Work required =>
Starting at the top of the listing, extract every line up to and including the one with "C8,300 20,278 40,271". Pictures stay out of the copy.
____
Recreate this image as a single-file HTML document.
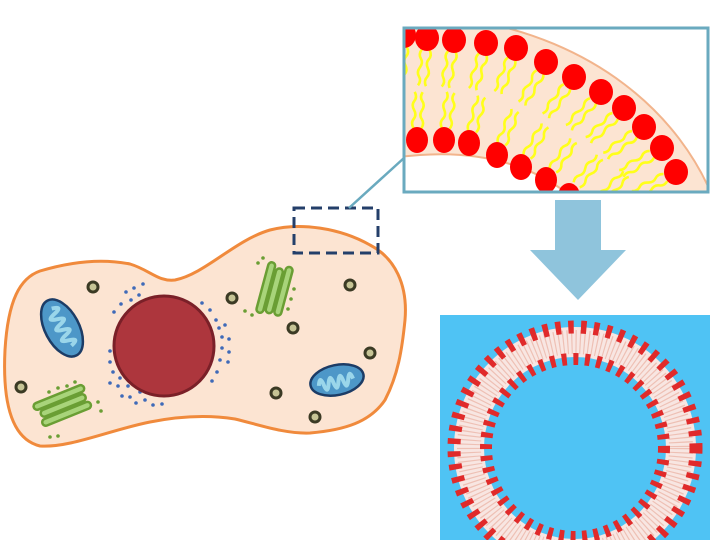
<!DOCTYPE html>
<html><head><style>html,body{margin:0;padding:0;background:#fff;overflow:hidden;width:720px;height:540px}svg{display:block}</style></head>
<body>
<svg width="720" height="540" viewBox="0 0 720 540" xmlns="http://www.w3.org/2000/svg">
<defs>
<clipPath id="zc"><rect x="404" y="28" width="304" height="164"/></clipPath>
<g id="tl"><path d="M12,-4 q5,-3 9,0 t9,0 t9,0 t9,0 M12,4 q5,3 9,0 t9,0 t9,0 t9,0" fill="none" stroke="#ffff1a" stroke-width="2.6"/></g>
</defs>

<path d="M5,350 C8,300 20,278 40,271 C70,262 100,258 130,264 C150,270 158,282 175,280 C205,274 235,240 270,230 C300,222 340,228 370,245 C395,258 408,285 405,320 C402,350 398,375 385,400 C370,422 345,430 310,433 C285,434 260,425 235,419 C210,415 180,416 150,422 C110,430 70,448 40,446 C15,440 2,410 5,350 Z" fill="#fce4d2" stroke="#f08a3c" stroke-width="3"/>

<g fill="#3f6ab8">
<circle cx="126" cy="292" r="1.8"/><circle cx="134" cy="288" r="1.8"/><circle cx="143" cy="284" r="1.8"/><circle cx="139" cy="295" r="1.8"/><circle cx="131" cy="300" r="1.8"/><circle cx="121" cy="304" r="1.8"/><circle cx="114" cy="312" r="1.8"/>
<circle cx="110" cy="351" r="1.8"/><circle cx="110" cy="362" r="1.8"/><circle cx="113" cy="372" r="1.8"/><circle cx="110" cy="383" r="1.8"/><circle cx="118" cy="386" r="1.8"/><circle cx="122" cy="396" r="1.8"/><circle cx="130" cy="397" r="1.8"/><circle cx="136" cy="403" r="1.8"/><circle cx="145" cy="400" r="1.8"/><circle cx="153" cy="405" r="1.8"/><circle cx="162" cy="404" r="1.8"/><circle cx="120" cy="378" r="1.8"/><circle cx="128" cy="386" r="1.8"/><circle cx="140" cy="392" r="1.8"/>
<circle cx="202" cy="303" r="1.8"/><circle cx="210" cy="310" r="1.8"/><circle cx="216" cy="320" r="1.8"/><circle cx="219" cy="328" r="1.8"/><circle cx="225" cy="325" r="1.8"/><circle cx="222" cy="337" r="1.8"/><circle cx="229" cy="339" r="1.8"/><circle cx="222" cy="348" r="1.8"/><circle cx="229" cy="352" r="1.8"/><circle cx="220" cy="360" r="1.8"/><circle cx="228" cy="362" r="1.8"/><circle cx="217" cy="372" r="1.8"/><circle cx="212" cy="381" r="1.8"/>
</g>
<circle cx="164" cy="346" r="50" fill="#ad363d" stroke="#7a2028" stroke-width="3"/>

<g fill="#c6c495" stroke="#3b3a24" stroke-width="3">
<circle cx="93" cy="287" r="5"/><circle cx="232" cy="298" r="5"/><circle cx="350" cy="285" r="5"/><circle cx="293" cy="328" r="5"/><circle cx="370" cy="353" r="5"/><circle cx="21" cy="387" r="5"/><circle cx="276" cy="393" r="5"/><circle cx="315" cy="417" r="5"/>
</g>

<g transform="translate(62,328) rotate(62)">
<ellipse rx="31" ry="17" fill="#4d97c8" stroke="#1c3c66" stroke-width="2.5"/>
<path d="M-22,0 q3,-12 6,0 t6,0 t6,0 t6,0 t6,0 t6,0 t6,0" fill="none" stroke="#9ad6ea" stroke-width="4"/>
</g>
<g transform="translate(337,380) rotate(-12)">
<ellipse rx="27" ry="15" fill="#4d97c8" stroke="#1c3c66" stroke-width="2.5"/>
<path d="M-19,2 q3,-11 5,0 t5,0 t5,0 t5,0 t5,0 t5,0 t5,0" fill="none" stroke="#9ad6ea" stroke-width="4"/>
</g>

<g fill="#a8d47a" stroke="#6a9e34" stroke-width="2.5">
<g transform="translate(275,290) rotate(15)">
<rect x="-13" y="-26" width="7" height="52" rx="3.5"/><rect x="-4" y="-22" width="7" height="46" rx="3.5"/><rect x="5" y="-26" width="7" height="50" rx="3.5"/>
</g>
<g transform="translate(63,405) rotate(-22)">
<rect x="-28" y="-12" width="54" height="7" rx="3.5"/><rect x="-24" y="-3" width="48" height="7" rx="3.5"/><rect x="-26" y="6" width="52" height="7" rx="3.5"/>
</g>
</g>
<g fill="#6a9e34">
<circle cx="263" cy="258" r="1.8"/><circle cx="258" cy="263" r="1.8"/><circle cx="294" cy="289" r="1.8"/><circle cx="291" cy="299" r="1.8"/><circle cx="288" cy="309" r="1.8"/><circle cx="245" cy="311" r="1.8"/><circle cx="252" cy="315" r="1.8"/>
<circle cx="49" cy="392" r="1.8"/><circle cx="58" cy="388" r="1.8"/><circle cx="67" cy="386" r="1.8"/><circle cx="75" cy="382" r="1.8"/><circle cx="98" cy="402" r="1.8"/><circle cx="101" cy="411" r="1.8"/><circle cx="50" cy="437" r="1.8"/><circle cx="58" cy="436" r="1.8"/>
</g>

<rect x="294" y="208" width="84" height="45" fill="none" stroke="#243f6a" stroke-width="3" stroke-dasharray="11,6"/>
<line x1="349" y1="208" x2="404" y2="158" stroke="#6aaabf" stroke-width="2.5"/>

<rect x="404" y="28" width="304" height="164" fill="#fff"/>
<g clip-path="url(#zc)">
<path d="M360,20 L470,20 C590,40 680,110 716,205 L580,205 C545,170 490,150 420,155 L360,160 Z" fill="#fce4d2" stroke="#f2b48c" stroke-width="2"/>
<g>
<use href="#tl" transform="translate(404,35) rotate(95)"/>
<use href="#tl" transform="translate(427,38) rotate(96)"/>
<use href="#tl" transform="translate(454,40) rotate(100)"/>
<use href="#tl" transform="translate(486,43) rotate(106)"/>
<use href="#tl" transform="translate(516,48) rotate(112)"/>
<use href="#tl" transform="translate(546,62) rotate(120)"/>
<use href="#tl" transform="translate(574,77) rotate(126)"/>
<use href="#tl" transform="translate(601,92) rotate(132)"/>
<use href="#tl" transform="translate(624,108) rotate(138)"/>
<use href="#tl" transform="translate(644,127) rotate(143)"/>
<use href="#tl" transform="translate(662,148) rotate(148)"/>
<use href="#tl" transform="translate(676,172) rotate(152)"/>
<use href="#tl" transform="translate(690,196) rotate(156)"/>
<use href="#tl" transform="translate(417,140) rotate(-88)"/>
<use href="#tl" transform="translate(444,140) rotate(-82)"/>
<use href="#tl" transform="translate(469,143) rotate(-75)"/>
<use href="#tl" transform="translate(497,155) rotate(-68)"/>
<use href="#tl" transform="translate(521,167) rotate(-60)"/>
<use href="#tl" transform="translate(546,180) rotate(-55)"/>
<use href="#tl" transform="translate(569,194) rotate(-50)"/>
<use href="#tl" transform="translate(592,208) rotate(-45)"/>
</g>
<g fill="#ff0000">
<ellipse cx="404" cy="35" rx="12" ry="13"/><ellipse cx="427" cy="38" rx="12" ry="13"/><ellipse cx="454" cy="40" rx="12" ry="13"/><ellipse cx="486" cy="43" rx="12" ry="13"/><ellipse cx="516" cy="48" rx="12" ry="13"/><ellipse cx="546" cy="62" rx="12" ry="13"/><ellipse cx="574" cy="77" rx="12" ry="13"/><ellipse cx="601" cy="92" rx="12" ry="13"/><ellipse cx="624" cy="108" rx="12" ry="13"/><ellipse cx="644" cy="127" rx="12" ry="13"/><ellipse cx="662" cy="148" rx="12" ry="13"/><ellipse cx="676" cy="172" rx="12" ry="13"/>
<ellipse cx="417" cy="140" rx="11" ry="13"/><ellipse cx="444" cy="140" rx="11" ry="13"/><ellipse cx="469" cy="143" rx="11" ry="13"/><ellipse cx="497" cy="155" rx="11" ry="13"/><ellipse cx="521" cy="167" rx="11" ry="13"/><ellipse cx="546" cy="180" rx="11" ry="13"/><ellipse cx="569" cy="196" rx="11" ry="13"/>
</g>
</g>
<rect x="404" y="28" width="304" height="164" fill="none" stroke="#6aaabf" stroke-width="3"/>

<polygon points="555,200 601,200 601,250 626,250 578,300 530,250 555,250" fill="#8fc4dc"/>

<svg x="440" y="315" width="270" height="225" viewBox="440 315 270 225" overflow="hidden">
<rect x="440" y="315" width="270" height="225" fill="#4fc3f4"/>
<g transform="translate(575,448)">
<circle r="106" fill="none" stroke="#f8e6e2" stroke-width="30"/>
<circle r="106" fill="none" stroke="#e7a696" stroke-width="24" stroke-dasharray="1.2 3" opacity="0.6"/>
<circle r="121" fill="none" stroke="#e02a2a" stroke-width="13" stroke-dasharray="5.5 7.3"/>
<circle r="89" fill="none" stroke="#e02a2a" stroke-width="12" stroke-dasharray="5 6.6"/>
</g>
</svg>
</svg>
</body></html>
____
Solution to this task =>
Recreate this image as a single-file HTML document.
<!DOCTYPE html>
<html><head><style>html,body{margin:0;padding:0;background:#fff;overflow:hidden;width:720px;height:540px}svg{display:block}</style></head>
<body>
<svg width="720" height="540" viewBox="0 0 720 540" xmlns="http://www.w3.org/2000/svg">
<defs>
<clipPath id="zc"><rect x="404" y="28" width="304" height="164"/></clipPath>
<g id="tl"><path d="M12,-4 q5,-3 9,0 t9,0 t9,0 t9,0 M12,4 q5,3 9,0 t9,0 t9,0 t9,0" fill="none" stroke="#ffff1a" stroke-width="2.6"/></g>
</defs>

<path d="M5,350 C8,300 20,278 40,271 C70,262 100,258 130,264 C150,270 158,282 175,280 C205,274 235,240 270,230 C300,222 340,228 370,245 C395,258 408,285 405,320 C402,350 398,375 385,400 C370,422 345,430 310,433 C285,434 260,425 235,419 C210,415 180,416 150,422 C110,430 70,448 40,446 C15,440 2,410 5,350 Z" fill="#fce4d2" stroke="#f08a3c" stroke-width="3"/>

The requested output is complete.